* [Aim of the task] Omit every picture, and retype the lines that run from the beginning of the data below through the line containing "5.8, 5.42, 5.03];", inclusive.

* [Data]
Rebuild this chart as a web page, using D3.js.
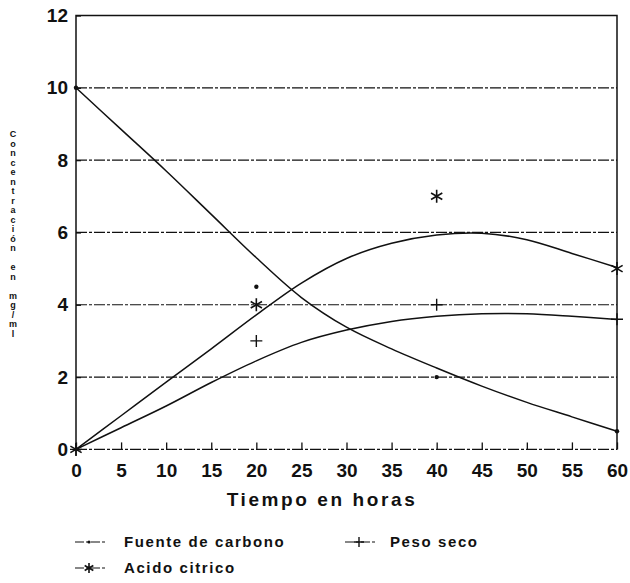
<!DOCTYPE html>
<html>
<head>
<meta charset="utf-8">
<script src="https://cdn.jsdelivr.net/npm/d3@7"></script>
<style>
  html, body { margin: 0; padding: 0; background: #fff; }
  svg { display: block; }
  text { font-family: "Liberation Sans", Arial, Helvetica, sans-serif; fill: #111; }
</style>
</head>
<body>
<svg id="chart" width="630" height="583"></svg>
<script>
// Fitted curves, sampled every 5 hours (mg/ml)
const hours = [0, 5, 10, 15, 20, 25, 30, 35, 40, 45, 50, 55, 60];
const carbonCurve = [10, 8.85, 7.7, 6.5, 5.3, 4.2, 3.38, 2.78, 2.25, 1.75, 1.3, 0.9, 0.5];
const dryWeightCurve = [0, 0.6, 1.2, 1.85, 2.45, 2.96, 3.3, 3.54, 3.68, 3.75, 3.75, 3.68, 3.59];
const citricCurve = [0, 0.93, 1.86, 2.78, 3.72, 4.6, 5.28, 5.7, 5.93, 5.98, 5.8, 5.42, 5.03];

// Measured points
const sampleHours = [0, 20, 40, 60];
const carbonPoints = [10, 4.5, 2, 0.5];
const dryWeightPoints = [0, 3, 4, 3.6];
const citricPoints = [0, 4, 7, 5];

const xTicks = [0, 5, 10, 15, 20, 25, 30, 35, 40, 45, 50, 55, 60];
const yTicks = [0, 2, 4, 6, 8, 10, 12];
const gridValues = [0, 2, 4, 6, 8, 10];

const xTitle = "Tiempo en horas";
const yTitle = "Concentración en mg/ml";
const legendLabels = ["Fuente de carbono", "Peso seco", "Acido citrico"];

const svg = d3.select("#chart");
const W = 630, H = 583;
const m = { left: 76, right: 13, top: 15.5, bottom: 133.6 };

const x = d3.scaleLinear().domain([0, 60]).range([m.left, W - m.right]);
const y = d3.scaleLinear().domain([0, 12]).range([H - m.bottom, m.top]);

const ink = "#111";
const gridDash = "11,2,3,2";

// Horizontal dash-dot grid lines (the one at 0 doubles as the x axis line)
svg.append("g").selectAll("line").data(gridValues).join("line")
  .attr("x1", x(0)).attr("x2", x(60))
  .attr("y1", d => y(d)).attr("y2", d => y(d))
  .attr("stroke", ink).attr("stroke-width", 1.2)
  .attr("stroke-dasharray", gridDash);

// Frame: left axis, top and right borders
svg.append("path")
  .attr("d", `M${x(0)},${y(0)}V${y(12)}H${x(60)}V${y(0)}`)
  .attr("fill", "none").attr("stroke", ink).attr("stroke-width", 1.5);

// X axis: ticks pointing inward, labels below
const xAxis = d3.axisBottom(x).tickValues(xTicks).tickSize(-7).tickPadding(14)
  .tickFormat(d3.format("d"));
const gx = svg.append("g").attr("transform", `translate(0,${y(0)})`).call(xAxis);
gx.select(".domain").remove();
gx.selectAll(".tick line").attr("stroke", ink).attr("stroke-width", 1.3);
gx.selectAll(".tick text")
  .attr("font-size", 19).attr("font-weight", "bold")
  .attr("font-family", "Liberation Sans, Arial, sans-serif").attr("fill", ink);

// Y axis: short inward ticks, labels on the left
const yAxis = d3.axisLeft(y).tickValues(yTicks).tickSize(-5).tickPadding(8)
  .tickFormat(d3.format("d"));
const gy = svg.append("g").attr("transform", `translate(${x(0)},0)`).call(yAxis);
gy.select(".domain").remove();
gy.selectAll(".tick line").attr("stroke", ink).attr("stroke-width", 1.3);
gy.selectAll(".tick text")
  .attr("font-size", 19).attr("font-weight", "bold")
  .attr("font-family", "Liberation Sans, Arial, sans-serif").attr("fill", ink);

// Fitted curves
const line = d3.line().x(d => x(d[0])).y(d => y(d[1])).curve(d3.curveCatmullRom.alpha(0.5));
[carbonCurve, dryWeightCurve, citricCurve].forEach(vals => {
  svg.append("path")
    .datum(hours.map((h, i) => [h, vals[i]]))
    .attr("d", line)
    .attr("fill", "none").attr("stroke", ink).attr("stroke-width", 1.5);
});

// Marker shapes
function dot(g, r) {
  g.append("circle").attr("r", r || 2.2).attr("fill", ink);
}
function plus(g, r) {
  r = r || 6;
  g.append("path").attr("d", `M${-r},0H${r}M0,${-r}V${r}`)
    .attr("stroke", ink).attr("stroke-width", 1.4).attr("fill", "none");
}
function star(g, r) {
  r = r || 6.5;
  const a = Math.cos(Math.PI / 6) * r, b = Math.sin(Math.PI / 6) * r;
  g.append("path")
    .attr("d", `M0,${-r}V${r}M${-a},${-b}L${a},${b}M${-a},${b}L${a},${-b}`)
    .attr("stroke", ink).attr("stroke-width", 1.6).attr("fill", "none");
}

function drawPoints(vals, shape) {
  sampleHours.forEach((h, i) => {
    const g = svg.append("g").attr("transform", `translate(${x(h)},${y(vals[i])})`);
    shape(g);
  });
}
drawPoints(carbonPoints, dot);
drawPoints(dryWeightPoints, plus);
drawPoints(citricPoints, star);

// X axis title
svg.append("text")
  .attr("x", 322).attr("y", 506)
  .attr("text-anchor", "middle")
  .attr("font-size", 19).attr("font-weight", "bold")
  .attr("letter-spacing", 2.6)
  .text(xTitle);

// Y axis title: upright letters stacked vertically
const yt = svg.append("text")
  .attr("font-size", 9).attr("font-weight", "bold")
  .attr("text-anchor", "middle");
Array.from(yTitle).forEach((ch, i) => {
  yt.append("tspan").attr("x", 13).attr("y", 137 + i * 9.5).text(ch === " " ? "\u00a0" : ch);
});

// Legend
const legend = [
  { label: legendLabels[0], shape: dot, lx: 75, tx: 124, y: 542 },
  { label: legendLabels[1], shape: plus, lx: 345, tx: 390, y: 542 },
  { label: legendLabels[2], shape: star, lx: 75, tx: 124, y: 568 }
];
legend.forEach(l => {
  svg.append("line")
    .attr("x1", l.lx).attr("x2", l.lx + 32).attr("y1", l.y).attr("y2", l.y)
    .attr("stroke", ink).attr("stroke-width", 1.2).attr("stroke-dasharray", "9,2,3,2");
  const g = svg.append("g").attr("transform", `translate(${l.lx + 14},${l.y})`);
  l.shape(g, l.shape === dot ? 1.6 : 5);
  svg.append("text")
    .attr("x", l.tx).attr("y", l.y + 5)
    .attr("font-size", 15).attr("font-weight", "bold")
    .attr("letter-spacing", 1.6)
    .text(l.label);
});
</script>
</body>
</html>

* [Exercise solution]
Rebuild this chart as a web page, using D3.js.
<!DOCTYPE html>
<html>
<head>
<meta charset="utf-8">
<script src="https://cdn.jsdelivr.net/npm/d3@7"></script>
<style>
  html, body { margin: 0; padding: 0; background: #fff; }
  svg { display: block; }
  text { font-family: "Liberation Sans", Arial, Helvetica, sans-serif; fill: #111; }
</style>
</head>
<body>
<svg id="chart" width="630" height="583"></svg>
<script>
// Fitted curves, sampled every 5 hours (mg/ml)
const hours = [0, 5, 10, 15, 20, 25, 30, 35, 40, 45, 50, 55, 60];
const carbonCurve = [10, 8.85, 7.7, 6.5, 5.3, 4.2, 3.38, 2.78, 2.25, 1.75, 1.3, 0.9, 0.5];
const dryWeightCurve = [0, 0.6, 1.2, 1.85, 2.45, 2.96, 3.3, 3.54, 3.68, 3.75, 3.75, 3.68, 3.59];
const citricCurve = [0, 0.93, 1.86, 2.78, 3.72, 4.6, 5.28, 5.7, 5.93, 5.98, 5.8, 5.42, 5.03];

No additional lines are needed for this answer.